If you see a blazing red light in the sky tonight (July 31) don’t panic.
It’s just Mars, rushing toward Earth.
Not that there is any danger of collision—the two planets will be 35.8 million miles apart, give or take a few miles. But Mars will be closer to the Earth than it has been since 2003—its second-closest approach in the past 60,000 years.
According to EarthSky, since July7, Mars has been the brightest object in the night sky, after the moon and Venus, and will be, through Sept. 7.
Tonight the red planet will be at its brightest.
Every 26 months or so, NASA reports, the orbits of Earth and Mars deposit the two planets on the same side of the sun, in approximately the same section of space. This is called “opposition”—the sun and Mars are on opposite sides of the Earth.
Every 15 to 17 years, Mars and Earth pass each other in opposition while Mars is at perihelion—the point in its orbit where the planet is closest to the sun. When these two conditions coincide, the two planets are as close together as they can get.
“It’s basically the same geometry of a full moon,” Bruce Betts, chief scientist for the Planetary Society told the Los Angeles Times. “It’s like we’re seeing full Mars.”
The distance between the two is not constant. Planets’ orbits are constantly, minutely changing, as they tug on each other with gravitational force. If one of the gas giants like Jupiter or Saturn is in the neighborhood, it will pull all the inner planets toward it a little.

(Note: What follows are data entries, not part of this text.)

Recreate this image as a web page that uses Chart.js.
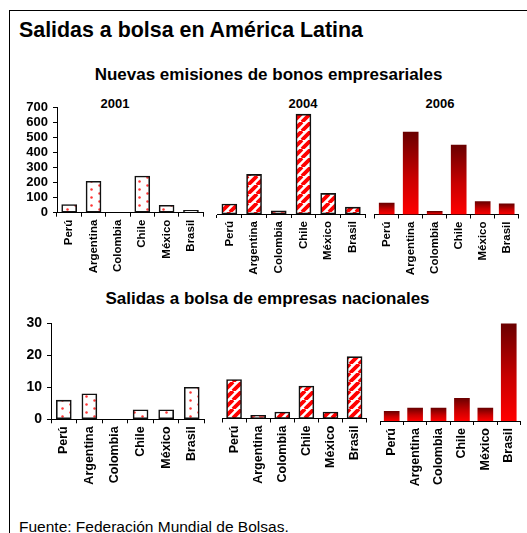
<!DOCTYPE html>
<html>
<head>
<meta charset="utf-8">
<title>Salidas a bolsa en América Latina</title>
<script src="https://cdn.jsdelivr.net/npm/chart.js@4.4.0/dist/chart.umd.min.js"></script>
<style>
  body { margin: 0; background: #fff; font-family: Arial, "Liberation Sans", sans-serif; }
  #page { position: relative; width: 527px; height: 533px; overflow: hidden; }
  #frame { position: absolute; left: 9px; top: 10px; width: 540px; height: 540px; border: 1px solid #000; }
  .txt { position: absolute; white-space: nowrap; color: #000; }
  .panel { position: absolute; }
</style>
</head>
<body>
<div id="page">
  <div id="frame"></div>
  <div class="txt" style="left:19px; top:20.2px; font-size:21.4px; line-height:21.4px; font-weight:bold;">Salidas a bolsa en América Latina</div>
  <div class="txt" style="left:268.5px; top:65.5px; font-size:17px; line-height:17px; font-weight:bold; transform:translateX(-50%);">Nuevas emisiones de bonos empresariales</div>
  <div class="txt" style="left:267.5px; top:290px; font-size:17px; line-height:17px; font-weight:bold; transform:translateX(-50%);">Salidas a bolsa de empresas nacionales</div>
  <div class="txt" style="left:115px; top:97px; font-size:13px; line-height:13px; font-weight:bold; transform:translateX(-50%);">2001</div>
  <div class="txt" style="left:303px; top:97px; font-size:13px; line-height:13px; font-weight:bold; transform:translateX(-50%);">2004</div>
  <div class="txt" style="left:440px; top:97px; font-size:13px; line-height:13px; font-weight:bold; transform:translateX(-50%);">2006</div>
  <div class="txt" style="left:19px; top:519px; font-size:15.5px; line-height:15.5px;">Fuente: Federación Mundial de Bolsas.</div>
</div>
<script>
"use strict";

// countries on the x axis of every panel
let paises = ["Perú", "Argentina", "Colombia", "Chile", "México", "Brasil"];

// new corporate bond issues
let bonos2001 = [55, 210, 0, 245, 50, 15];
let bonos2004 = [65, 260, 20, 655, 135, 45];
let bonos2006 = [75, 540, 20, 455, 85, 70];

// stock market listings of national companies
let salidas2001 = [6, 8, 0, 3, 3, 10];
let salidas2004 = [12, 1, 2, 10, 2, 19];
let salidas2006 = [3, 4, 4, 7, 4, 30];

// y axis tick values
let ejeBonos = [0, 100, 200, 300, 400, 500, 600, 700];
let ejeSalidas = [0, 10, 20, 30];

let fuente = "Arial, 'Liberation Sans', sans-serif";
let page = document.getElementById("page");

// white with red dots (2001)
function patronPuntos() {
  let c = document.createElement("canvas");
  c.width = 16;
  c.height = 8;
  let g = c.getContext("2d");
  g.fillStyle = "#fff";
  g.fillRect(0, 0, 16, 8);
  g.fillStyle = "#ff3535";
  g.beginPath();
  g.arc(4.5, 2.5, 1.25, 0, Math.PI * 2);
  g.fill();
  g.beginPath();
  g.arc(12.5, 6.5, 1.25, 0, Math.PI * 2);
  g.fill();
  return g.createPattern(c, "repeat");
}

// red and white diagonal stripes (2004)
function patronRayas() {
  let n = 9;
  let c = document.createElement("canvas");
  c.width = n;
  c.height = n;
  let g = c.getContext("2d");
  g.fillStyle = "#fff";
  g.fillRect(0, 0, n, n);
  g.strokeStyle = "#ff0000";
  g.lineWidth = 3.8;
  g.beginPath();
  for (let k = -1; k <= 1; k++) {
    g.moveTo(k * n, n);
    g.lineTo(k * n + n, 0);
  }
  g.stroke();
  return g.createPattern(c, "repeat");
}

// dark red to red, top to bottom of each bar (2006)
function degradado(ctx) {
  let chart = ctx.chart;
  let y = chart.scales.y;
  if (!y || ctx.type !== "data") return "#c00000";
  let top = y.getPixelForValue(ctx.raw);
  let bottom = y.getPixelForValue(0);
  if (!isFinite(top) || !isFinite(bottom) || top === bottom) return "#ff0000";
  let gr = chart.ctx.createLinearGradient(0, top, 0, bottom);
  gr.addColorStop(0, "#6a0000");
  gr.addColorStop(0.55, "#c80000");
  gr.addColorStop(1, "#ff0000");
  return gr;
}

let puntos = patronPuntos();
let rayas = patronRayas();

let estilos = {
  puntos: { backgroundColor: puntos, borderColor: "#111", borderWidth: 1.6 },
  rayas: { backgroundColor: rayas, borderColor: "#111", borderWidth: 1.6 },
  degradado: { backgroundColor: degradado, borderColor: "rgba(0,0,0,0)", borderWidth: 0 },
};

// caja = canvas [left, top, width, height]; area = plot [left, top, right, bottom]
let paneles = [
  { datos: bonos2001, estilo: "puntos", ejeY: true, eje: ejeBonos, fy: 13, fx: 11.5, caja: [15, 95, 193, 195], area: [57, 106, 205, 212.7] },
  { datos: bonos2004, estilo: "rayas", ejeY: false, eje: ejeBonos, fy: 13, fx: 11.5, caja: [212, 95, 158, 195], area: [217, 107.3, 366, 214] },
  { datos: bonos2006, estilo: "degradado", ejeY: false, eje: ejeBonos, fy: 13, fx: 11.5, caja: [371, 95, 156, 195], area: [374.7, 107.8, 518.7, 214.5] },
  { datos: salidas2001, estilo: "puntos", ejeY: true, eje: ejeSalidas, fy: 14, fx: 12.5, caja: [10, 310, 200, 190], area: [51, 321.7, 207, 419.3] },
  { datos: salidas2004, estilo: "rayas", ejeY: false, eje: ejeSalidas, fy: 14, fx: 12.5, caja: [215, 310, 158, 190], area: [222, 320.9, 368, 418.5] },
  { datos: salidas2006, estilo: "degradado", ejeY: false, eje: ejeSalidas, fy: 14, fx: 12.5, caja: [376, 310, 151, 190], area: [380, 323.4, 524, 421] },
];

function crearPanel(p) {
  let [cl, ct, cw, ch] = p.caja;
  let [al, at, ar, ab] = p.area;
  let div = document.createElement("div");
  div.className = "panel";
  div.style.left = cl + "px";
  div.style.top = ct + "px";
  let canvas = document.createElement("canvas");
  canvas.width = cw;
  canvas.height = ch;
  canvas.style.width = cw + "px";
  canvas.style.height = ch + "px";
  div.appendChild(canvas);
  page.appendChild(div);

  let anchoY = al - cl;
  let altoX = ct + ch - ab;
  let est = estilos[p.estilo];

  let ejeX = {
    offset: true,
    grid: { display: true, offset: true, drawOnChartArea: false, drawTicks: true, tickLength: 4, color: "#000", lineWidth: 1 },
    border: { display: true, color: "#000", width: 1 },
    ticks: { color: "#000", font: { family: fuente, size: p.fx, weight: 700 }, minRotation: 90, maxRotation: 90, autoSkip: false, padding: 3 },
    afterFit: (s) => { s.height = altoX; },
  };

  let ejeV = {
    display: p.ejeY,
    min: 0,
    max: p.eje[p.eje.length - 1],
    afterBuildTicks: (s) => { s.ticks = p.eje.map((v) => ({ value: v })); },
    grid: { drawOnChartArea: false, drawTicks: true, tickLength: 4, color: "#000", lineWidth: 1 },
    border: { display: true, color: "#000", width: 1 },
    ticks: { color: "#000", font: { family: fuente, size: p.fy, weight: 700 }, padding: 5, autoSkip: false },
  };
  if (p.ejeY) ejeV.afterFit = (s) => { s.width = anchoY; };

  return new Chart(canvas, {
    type: "bar",
    data: {
      labels: paises,
      datasets: [{
        data: p.datos,
        backgroundColor: est.backgroundColor,
        borderColor: est.borderColor,
        borderWidth: est.borderWidth,
        borderSkipped: false,
        barThickness: 15,
      }],
    },
    options: {
      responsive: false,
      animation: false,
      devicePixelRatio: 1,
      layout: {
        padding: {
          left: p.ejeY ? 0 : al - cl,
          right: cl + cw - ar,
          top: at - ct,
          bottom: 0,
        },
      },
      plugins: { legend: { display: false }, tooltip: { enabled: false } },
      scales: { x: ejeX, y: ejeV },
    },
  });
}

let charts = paneles.map(crearPanel);
</script>
</body>
</html>
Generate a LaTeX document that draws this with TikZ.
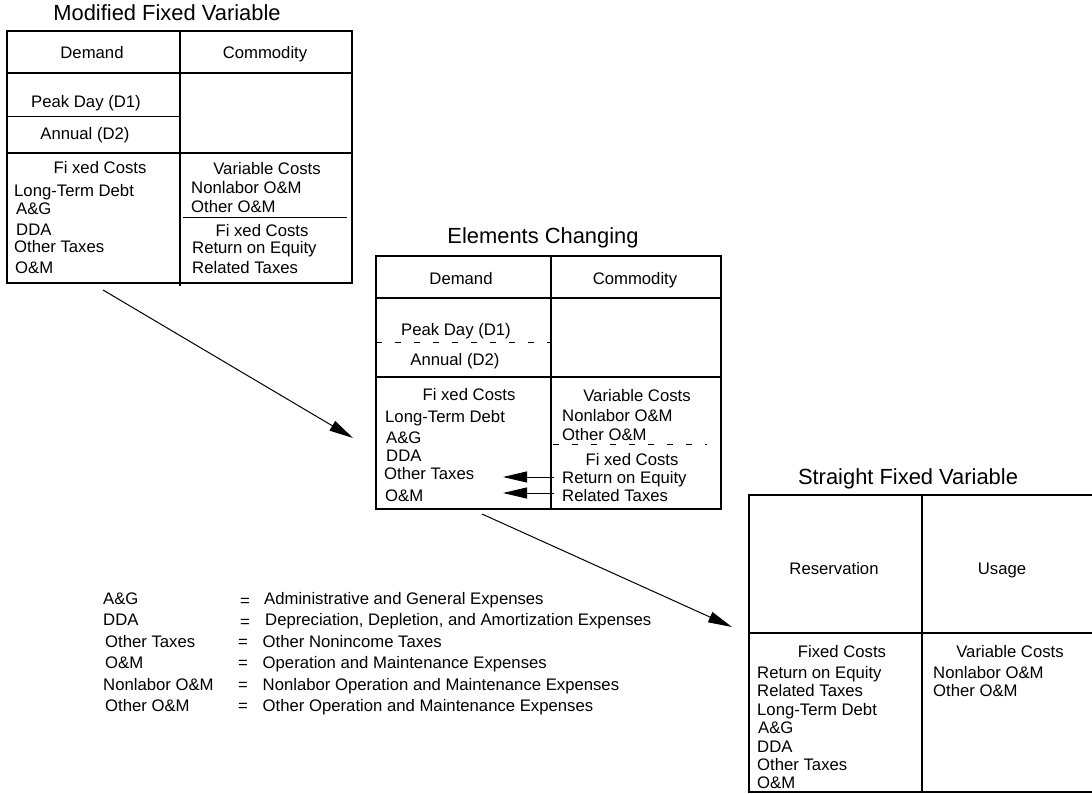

“Right now, we’re approaching Mars when Mars is near the closest point to the sun on its orbit,” Betts said. “But next time we come close to Mars, it will be further from the sun, and further from us.”
The perihelion opposition of 2003 was unusually close—NASA said the two planets won’t get that close together again until Aug. 28, 2287.
No need to despair—Mars will be a little closer than it is tonight on Sept. 15, 2035—not as close as in 2003, but plenty close, according to Universe Today.
If you don’t want to wait that long, take a few minutes this evening to step outside and glance skyward. If you have binoculars, or better still, know someone with a telescope, take advantage of the opportunity.
Unfortunately, weather conditions might make it hard to see Mars clearly.
Not weather on Earth—weather on Mars. Planetwide dust storms might obscure features, which even a small telescope would usually be able to pick out, with Mars being so close.
“It happens every couple of years, but this is the worst we’ve seen in a long time,” Betts said.
The weather on Earth might not be suitable for stargazing tonight, either—but Mars will be exceptionally bright through the first week of September.